━━━━━ Exercise data
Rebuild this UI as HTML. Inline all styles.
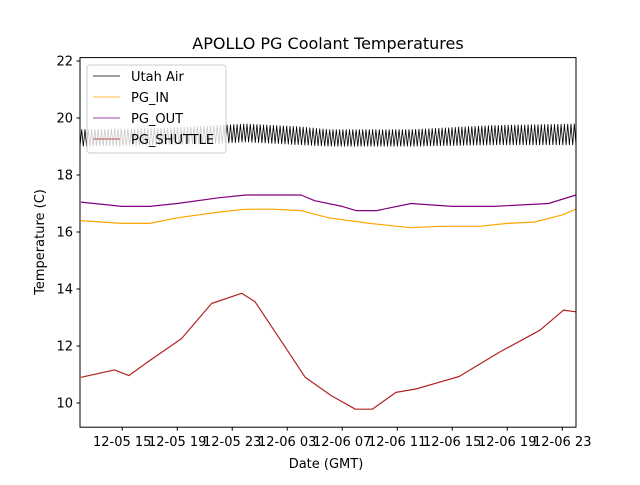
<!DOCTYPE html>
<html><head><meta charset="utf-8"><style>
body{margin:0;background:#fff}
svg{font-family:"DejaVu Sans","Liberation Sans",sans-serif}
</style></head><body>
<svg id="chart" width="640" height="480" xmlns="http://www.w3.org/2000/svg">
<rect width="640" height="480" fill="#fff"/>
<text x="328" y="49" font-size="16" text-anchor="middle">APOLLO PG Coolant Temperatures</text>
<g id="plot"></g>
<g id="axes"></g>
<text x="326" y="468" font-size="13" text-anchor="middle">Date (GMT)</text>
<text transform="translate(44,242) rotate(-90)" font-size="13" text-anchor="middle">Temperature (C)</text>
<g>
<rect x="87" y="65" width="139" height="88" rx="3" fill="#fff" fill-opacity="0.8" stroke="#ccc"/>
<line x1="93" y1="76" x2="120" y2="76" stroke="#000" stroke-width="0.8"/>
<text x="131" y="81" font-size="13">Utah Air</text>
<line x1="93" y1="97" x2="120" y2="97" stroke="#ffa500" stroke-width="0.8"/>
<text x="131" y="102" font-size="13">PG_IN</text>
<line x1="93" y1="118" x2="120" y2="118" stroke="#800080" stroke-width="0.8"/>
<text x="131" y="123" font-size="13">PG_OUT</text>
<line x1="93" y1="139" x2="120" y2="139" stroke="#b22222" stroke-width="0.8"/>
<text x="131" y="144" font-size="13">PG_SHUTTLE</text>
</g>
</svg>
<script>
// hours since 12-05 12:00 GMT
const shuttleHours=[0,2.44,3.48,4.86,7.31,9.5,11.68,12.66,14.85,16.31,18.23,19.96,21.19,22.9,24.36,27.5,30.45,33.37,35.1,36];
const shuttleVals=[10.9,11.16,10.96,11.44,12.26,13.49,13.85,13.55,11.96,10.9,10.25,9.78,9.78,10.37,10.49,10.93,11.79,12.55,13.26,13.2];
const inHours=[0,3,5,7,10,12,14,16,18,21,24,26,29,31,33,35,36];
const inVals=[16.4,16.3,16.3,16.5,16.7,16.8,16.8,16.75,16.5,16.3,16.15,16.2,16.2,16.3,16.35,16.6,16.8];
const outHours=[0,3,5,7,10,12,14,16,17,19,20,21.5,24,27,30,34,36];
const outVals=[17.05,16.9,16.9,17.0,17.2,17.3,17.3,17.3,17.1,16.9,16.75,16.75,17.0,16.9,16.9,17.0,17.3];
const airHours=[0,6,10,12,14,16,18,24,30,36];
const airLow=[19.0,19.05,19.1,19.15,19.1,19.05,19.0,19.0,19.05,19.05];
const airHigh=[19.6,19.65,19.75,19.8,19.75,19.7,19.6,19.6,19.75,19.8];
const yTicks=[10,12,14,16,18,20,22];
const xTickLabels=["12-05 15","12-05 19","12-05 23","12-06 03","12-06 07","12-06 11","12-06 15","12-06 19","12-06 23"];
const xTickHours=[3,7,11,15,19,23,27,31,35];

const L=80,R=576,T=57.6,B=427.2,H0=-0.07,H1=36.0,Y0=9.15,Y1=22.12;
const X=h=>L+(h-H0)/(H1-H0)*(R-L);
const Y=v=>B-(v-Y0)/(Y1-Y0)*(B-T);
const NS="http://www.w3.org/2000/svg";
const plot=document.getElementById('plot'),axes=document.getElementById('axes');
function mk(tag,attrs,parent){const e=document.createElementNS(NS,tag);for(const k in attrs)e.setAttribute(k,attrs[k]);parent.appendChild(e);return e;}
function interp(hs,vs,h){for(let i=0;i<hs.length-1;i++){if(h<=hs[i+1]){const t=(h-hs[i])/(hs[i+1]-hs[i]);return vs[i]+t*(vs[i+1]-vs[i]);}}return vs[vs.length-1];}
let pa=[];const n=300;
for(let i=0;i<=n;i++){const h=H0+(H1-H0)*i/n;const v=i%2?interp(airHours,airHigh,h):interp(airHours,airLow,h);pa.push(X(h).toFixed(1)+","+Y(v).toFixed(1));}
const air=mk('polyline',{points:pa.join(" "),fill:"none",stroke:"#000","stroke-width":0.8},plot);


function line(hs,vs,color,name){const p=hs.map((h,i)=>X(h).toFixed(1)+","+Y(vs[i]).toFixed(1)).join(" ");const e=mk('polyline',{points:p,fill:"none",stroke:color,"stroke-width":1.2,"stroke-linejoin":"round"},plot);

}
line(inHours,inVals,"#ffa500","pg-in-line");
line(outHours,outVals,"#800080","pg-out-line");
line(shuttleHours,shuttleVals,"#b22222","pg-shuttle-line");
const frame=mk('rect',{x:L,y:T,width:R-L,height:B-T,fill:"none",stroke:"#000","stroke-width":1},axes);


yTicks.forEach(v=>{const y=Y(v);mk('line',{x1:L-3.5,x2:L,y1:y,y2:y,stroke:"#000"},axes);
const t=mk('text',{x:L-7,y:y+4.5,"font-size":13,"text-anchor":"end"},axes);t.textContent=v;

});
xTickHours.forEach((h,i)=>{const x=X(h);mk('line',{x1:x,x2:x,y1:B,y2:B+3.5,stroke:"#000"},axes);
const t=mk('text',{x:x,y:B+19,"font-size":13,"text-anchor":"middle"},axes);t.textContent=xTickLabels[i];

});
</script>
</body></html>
━━━━━━━━━━
━━━━━ Exercise data
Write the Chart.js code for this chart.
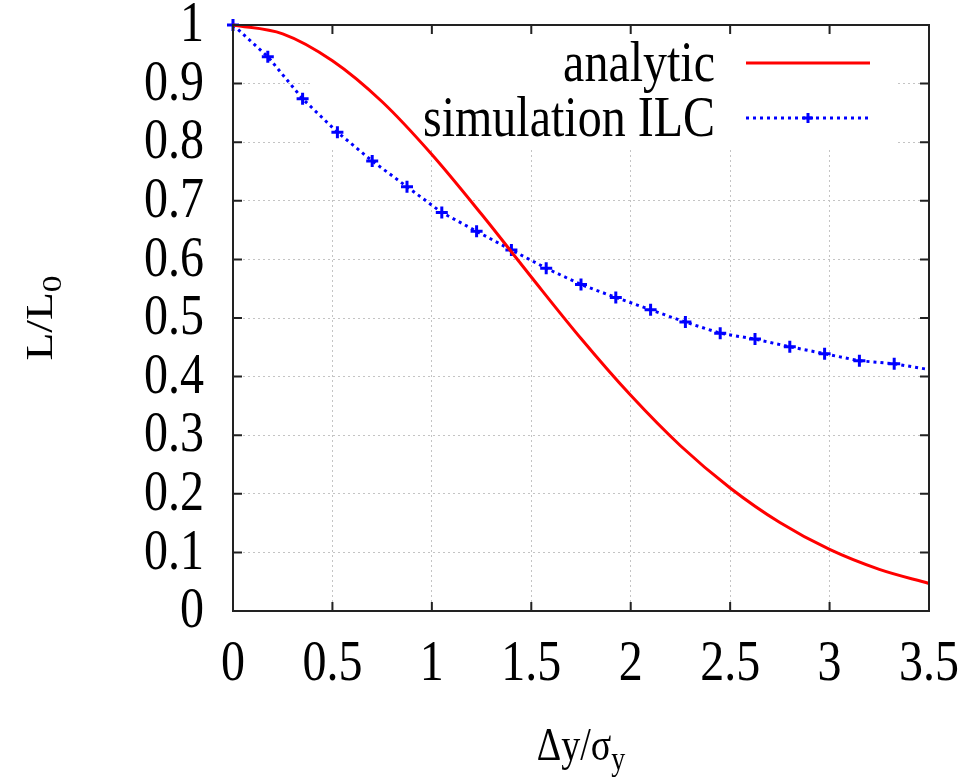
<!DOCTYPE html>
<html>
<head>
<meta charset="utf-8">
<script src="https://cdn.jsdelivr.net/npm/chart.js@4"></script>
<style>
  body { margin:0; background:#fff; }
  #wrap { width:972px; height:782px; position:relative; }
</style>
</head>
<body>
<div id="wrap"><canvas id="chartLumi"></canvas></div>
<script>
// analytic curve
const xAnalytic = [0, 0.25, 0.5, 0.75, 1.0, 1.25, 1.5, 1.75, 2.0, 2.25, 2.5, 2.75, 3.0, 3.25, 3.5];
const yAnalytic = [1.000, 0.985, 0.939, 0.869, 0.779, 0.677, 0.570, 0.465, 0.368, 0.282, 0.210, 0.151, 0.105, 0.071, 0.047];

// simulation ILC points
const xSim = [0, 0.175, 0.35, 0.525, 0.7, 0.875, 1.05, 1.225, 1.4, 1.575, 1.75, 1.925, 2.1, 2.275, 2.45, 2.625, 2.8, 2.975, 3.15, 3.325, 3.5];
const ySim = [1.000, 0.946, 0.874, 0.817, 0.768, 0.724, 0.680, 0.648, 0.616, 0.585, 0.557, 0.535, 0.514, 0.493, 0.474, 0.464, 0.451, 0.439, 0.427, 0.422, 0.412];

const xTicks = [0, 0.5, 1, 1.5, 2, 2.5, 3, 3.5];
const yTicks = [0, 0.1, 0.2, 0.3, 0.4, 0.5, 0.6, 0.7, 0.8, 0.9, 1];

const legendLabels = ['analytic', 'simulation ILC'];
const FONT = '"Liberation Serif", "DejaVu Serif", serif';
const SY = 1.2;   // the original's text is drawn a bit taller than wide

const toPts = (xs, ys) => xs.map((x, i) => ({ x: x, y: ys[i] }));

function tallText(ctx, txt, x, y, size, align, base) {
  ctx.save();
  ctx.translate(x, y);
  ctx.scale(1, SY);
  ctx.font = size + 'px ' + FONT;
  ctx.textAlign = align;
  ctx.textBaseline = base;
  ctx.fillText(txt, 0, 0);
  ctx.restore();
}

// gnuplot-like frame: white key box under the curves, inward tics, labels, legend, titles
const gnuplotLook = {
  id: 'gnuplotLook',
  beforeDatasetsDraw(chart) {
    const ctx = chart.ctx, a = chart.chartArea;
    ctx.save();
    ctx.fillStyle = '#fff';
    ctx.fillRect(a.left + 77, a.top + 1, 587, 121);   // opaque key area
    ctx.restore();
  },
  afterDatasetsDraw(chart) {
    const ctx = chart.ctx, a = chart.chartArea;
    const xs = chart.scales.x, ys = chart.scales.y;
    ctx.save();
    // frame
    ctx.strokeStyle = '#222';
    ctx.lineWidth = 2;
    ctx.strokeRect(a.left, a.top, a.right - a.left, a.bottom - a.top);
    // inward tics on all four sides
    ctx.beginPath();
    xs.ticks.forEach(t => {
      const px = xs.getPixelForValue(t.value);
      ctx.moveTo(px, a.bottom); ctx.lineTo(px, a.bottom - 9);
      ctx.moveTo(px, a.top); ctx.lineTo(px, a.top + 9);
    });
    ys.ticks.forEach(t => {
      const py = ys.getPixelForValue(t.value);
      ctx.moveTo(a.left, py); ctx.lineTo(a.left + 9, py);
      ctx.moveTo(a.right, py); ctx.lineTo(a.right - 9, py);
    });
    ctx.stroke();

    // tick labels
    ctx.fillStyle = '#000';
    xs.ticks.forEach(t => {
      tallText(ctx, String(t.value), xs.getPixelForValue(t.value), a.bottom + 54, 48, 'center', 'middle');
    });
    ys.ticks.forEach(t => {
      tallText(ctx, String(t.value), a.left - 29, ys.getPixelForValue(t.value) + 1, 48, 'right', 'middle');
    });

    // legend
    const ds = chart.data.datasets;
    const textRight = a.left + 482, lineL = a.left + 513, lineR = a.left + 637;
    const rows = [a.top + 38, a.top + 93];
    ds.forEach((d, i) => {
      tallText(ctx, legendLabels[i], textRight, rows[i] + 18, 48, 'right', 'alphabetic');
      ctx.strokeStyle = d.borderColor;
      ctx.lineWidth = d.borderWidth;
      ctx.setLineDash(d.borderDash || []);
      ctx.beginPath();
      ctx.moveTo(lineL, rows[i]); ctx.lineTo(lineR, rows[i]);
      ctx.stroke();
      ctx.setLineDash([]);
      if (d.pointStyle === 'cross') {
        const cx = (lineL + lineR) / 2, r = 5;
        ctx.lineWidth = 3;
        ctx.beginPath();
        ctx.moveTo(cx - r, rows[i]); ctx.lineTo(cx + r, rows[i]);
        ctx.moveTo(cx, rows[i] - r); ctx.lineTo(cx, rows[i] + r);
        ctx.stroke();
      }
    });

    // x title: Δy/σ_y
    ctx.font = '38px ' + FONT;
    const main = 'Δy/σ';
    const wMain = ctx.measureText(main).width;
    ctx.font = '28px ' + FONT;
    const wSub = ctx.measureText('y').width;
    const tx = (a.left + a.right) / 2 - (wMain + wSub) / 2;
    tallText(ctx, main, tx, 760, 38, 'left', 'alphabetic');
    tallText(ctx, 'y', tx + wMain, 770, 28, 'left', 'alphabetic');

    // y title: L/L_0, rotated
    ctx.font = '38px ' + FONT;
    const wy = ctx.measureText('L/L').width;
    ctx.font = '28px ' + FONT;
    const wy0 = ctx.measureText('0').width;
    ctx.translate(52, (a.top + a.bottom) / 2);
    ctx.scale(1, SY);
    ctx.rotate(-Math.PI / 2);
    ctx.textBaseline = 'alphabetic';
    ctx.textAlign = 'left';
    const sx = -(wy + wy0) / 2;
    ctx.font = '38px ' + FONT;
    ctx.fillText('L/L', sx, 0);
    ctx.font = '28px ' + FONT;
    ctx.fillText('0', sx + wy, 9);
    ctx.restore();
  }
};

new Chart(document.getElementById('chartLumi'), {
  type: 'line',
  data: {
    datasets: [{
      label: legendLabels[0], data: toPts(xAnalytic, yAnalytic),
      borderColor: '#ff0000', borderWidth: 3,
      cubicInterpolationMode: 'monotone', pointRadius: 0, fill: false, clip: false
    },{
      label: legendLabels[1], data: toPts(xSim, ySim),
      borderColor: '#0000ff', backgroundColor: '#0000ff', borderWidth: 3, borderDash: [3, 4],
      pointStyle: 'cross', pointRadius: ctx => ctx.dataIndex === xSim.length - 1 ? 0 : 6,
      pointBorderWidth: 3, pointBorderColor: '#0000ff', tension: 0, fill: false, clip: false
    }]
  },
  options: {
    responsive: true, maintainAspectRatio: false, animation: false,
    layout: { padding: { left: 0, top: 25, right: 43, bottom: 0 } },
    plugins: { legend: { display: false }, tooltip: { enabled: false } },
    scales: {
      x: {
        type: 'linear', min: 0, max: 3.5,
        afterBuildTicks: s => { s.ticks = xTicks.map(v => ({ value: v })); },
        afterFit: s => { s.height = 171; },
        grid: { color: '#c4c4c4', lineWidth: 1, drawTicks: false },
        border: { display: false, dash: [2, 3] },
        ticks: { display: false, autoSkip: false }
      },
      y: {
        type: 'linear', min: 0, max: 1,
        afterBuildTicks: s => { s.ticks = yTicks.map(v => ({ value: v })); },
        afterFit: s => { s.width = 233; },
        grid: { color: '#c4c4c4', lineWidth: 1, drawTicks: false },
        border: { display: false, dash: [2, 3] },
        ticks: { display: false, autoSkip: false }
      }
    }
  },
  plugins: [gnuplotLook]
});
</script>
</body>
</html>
━━━━━━━━━━
━━━━━ Exercise data
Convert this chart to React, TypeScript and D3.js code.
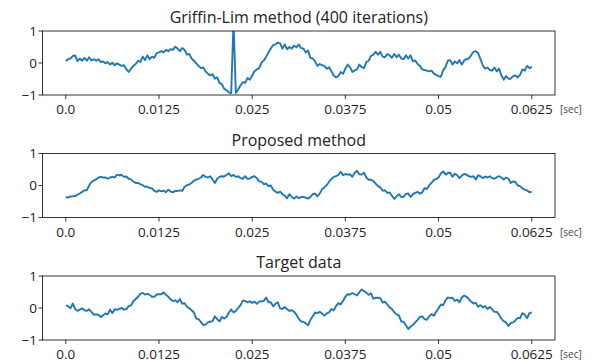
━━━━━━━━━━
Your task
Extract, without any images, the part of the material above that opens with the line containing "Write the Chart.js code for this chart." and closes with the line containing "0.427, 0.422, 0.412];", both lines included.

Expected answer
Write the Chart.js code for this chart.
<!DOCTYPE html>
<html>
<head>
<meta charset="utf-8">
<script src="https://cdn.jsdelivr.net/npm/chart.js@4"></script>
<style>
  body { margin:0; background:#fff; }
  #wrap { width:972px; height:782px; position:relative; }
</style>
</head>
<body>
<div id="wrap"><canvas id="chartLumi"></canvas></div>
<script>
// analytic curve
const xAnalytic = [0, 0.25, 0.5, 0.75, 1.0, 1.25, 1.5, 1.75, 2.0, 2.25, 2.5, 2.75, 3.0, 3.25, 3.5];
const yAnalytic = [1.000, 0.985, 0.939, 0.869, 0.779, 0.677, 0.570, 0.465, 0.368, 0.282, 0.210, 0.151, 0.105, 0.071, 0.047];

// simulation ILC points
const xSim = [0, 0.175, 0.35, 0.525, 0.7, 0.875, 1.05, 1.225, 1.4, 1.575, 1.75, 1.925, 2.1, 2.275, 2.45, 2.625, 2.8, 2.975, 3.15, 3.325, 3.5];
const ySim = [1.000, 0.946, 0.874, 0.817, 0.768, 0.724, 0.680, 0.648, 0.616, 0.585, 0.557, 0.535, 0.514, 0.493, 0.474, 0.464, 0.451, 0.439, 0.427, 0.422, 0.412];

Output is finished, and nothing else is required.